§ Problem statement
Read through the records below and copy each line that uses the word "this".

§ Supplied information
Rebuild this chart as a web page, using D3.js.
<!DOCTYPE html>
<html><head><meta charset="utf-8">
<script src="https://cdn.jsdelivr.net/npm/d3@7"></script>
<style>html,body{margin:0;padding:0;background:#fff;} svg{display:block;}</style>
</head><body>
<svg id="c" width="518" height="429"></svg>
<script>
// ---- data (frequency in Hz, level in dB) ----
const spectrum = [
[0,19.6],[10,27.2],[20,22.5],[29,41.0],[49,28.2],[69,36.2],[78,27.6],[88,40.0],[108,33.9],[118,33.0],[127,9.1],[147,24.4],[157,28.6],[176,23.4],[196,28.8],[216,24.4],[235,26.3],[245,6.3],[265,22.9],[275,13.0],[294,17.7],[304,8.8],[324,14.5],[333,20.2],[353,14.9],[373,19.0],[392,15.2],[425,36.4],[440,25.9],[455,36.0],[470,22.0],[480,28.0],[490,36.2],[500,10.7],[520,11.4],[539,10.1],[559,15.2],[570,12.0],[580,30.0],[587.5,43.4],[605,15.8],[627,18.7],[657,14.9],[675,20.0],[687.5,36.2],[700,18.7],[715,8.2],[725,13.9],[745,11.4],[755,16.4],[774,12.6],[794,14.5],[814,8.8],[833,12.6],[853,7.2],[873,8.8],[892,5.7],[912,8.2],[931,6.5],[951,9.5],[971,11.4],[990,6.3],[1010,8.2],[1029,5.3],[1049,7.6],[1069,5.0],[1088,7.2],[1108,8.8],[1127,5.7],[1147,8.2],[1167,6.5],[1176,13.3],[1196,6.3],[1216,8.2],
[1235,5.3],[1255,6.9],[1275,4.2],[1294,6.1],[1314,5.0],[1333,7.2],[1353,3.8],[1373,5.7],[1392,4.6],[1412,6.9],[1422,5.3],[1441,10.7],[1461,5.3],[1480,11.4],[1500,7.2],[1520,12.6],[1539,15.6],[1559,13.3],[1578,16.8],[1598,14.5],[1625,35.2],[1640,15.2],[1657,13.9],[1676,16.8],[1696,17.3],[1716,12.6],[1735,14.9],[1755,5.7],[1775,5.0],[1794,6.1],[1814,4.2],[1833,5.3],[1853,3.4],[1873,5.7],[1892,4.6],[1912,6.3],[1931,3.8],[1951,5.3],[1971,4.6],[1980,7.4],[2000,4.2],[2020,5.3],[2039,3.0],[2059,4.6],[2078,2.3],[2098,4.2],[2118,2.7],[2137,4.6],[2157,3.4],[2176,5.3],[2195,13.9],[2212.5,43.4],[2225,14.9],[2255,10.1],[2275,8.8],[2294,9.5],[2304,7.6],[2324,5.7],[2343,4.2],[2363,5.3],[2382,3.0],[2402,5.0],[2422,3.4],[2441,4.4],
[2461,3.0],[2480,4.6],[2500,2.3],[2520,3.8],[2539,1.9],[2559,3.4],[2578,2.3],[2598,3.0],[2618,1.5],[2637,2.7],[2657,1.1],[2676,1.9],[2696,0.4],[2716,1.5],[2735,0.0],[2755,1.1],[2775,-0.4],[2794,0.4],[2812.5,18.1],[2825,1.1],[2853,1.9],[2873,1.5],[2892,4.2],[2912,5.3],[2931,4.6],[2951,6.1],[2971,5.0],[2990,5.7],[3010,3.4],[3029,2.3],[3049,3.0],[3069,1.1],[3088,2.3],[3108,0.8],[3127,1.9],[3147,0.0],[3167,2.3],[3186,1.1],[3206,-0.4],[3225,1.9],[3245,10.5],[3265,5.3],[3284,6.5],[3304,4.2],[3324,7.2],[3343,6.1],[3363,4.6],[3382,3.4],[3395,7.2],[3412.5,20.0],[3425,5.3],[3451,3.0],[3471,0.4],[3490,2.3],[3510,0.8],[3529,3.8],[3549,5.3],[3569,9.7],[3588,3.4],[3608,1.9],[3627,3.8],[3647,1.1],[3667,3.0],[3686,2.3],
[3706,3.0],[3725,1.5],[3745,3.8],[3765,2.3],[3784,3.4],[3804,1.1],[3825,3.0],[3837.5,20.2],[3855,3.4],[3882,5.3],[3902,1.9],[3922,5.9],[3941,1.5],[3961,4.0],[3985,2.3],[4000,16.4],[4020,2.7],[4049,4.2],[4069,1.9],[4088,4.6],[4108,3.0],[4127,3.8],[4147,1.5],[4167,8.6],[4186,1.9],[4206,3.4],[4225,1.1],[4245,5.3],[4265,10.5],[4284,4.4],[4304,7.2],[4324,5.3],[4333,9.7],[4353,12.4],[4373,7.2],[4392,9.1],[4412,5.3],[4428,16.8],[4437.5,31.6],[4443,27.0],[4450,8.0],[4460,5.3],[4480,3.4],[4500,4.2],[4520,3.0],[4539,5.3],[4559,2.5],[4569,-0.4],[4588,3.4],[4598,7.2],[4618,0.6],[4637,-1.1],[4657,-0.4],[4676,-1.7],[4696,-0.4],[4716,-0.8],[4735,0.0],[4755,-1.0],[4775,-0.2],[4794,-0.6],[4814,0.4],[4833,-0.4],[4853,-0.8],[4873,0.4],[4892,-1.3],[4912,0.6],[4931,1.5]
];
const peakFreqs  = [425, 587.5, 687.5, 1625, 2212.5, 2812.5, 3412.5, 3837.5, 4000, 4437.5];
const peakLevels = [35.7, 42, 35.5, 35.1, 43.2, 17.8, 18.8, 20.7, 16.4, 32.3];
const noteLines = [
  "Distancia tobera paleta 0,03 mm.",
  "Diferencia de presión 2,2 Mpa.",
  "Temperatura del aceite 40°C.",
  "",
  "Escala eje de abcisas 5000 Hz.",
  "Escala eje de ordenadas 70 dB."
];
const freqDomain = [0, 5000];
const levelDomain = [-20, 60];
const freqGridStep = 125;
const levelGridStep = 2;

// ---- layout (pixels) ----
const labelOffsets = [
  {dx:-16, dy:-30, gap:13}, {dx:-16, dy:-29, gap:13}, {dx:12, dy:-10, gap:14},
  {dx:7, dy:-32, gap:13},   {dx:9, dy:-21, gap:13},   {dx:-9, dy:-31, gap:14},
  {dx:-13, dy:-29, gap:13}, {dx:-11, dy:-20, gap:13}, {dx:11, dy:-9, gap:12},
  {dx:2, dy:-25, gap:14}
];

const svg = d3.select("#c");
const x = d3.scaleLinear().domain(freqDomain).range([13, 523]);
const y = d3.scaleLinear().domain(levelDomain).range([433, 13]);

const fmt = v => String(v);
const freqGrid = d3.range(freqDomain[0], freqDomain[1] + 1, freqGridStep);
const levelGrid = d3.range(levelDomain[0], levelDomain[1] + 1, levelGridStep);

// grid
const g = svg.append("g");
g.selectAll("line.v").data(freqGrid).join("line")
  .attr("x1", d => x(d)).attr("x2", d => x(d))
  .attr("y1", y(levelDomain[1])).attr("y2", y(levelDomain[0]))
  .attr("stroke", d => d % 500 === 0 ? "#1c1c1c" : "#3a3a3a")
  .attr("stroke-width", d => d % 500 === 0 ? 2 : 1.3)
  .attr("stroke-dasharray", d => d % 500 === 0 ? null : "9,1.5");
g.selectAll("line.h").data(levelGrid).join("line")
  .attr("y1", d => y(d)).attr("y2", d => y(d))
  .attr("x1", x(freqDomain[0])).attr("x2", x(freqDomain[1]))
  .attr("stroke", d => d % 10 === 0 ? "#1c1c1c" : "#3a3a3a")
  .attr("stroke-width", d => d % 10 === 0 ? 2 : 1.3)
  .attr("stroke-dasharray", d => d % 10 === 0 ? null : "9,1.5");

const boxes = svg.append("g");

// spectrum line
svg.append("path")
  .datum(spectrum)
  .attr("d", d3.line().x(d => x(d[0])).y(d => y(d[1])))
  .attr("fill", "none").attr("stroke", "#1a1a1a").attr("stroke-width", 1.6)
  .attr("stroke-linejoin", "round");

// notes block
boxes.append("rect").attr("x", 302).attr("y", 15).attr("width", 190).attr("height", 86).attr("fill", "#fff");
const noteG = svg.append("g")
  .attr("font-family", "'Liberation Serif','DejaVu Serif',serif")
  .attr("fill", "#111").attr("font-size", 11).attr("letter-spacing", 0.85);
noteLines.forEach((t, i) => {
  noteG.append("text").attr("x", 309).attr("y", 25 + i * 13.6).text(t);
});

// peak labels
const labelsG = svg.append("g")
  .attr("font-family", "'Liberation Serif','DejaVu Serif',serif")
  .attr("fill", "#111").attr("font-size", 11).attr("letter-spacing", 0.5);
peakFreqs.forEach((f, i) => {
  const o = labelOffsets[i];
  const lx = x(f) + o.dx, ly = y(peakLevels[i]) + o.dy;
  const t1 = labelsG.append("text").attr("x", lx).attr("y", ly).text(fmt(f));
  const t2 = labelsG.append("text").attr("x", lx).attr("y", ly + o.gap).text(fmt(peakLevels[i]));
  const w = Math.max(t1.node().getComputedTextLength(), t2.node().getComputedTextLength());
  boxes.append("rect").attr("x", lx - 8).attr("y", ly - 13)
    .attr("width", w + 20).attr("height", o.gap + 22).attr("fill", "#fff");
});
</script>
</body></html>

* * *

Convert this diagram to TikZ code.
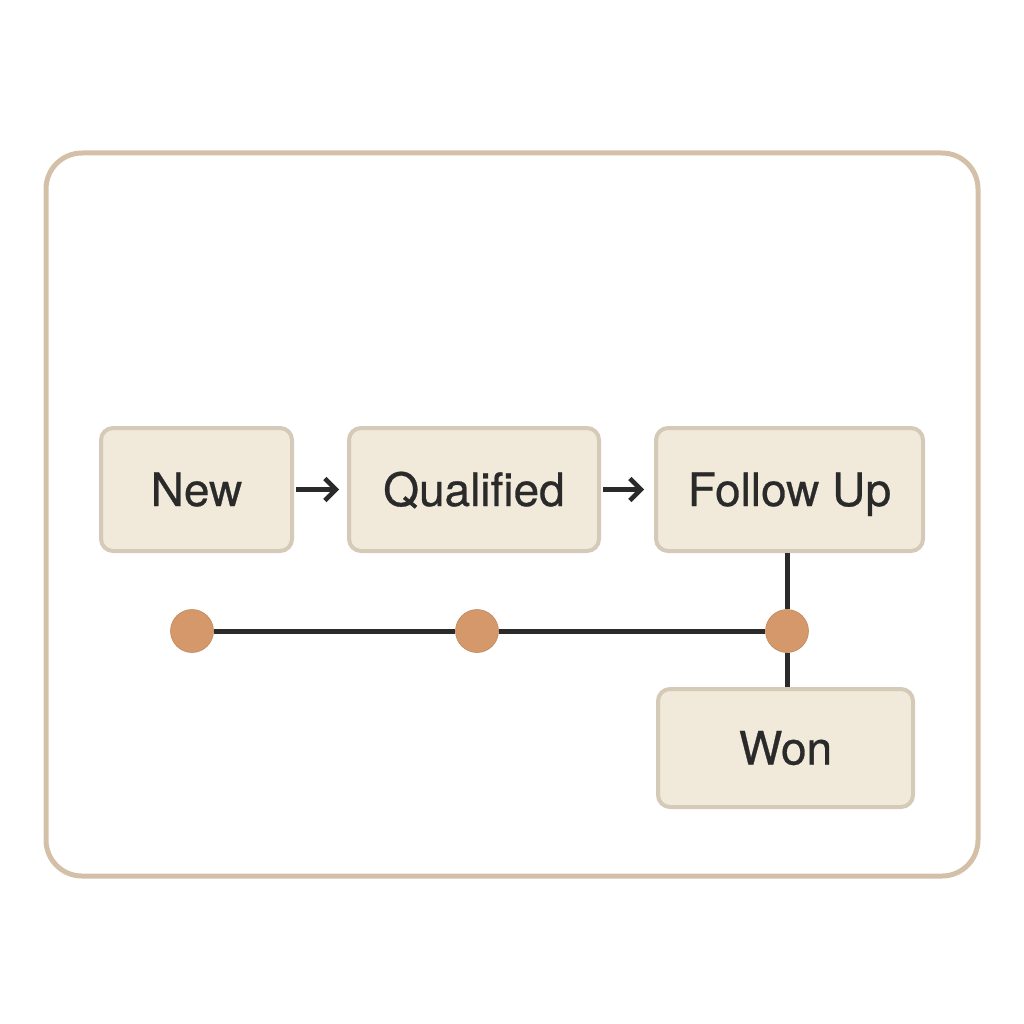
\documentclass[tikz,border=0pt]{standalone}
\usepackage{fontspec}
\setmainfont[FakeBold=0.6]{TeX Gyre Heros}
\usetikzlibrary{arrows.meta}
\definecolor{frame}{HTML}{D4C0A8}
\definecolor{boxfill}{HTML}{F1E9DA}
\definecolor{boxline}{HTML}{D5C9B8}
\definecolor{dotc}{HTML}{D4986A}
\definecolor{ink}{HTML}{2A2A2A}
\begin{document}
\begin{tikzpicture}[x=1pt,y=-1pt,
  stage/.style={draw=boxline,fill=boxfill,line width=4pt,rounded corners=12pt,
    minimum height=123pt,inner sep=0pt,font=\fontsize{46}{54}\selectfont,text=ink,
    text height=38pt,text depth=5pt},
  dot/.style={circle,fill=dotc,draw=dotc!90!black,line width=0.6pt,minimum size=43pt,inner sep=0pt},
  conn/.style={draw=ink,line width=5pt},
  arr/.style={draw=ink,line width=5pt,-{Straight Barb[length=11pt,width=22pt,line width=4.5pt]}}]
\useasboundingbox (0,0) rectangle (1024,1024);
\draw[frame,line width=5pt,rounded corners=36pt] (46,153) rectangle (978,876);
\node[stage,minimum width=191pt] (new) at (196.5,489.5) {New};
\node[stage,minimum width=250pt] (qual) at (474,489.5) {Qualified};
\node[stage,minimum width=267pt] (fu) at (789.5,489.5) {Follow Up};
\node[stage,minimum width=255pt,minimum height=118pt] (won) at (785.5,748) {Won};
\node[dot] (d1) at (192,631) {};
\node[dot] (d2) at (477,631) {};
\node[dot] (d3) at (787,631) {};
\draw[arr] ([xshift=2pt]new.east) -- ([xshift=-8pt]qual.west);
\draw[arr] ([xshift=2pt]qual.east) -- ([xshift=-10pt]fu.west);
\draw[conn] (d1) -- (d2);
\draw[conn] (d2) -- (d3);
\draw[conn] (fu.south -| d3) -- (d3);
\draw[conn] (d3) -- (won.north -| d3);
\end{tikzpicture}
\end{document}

§ Response to the task
Rebuild this chart as a web page, using D3.js.
Convert this diagram to TikZ code.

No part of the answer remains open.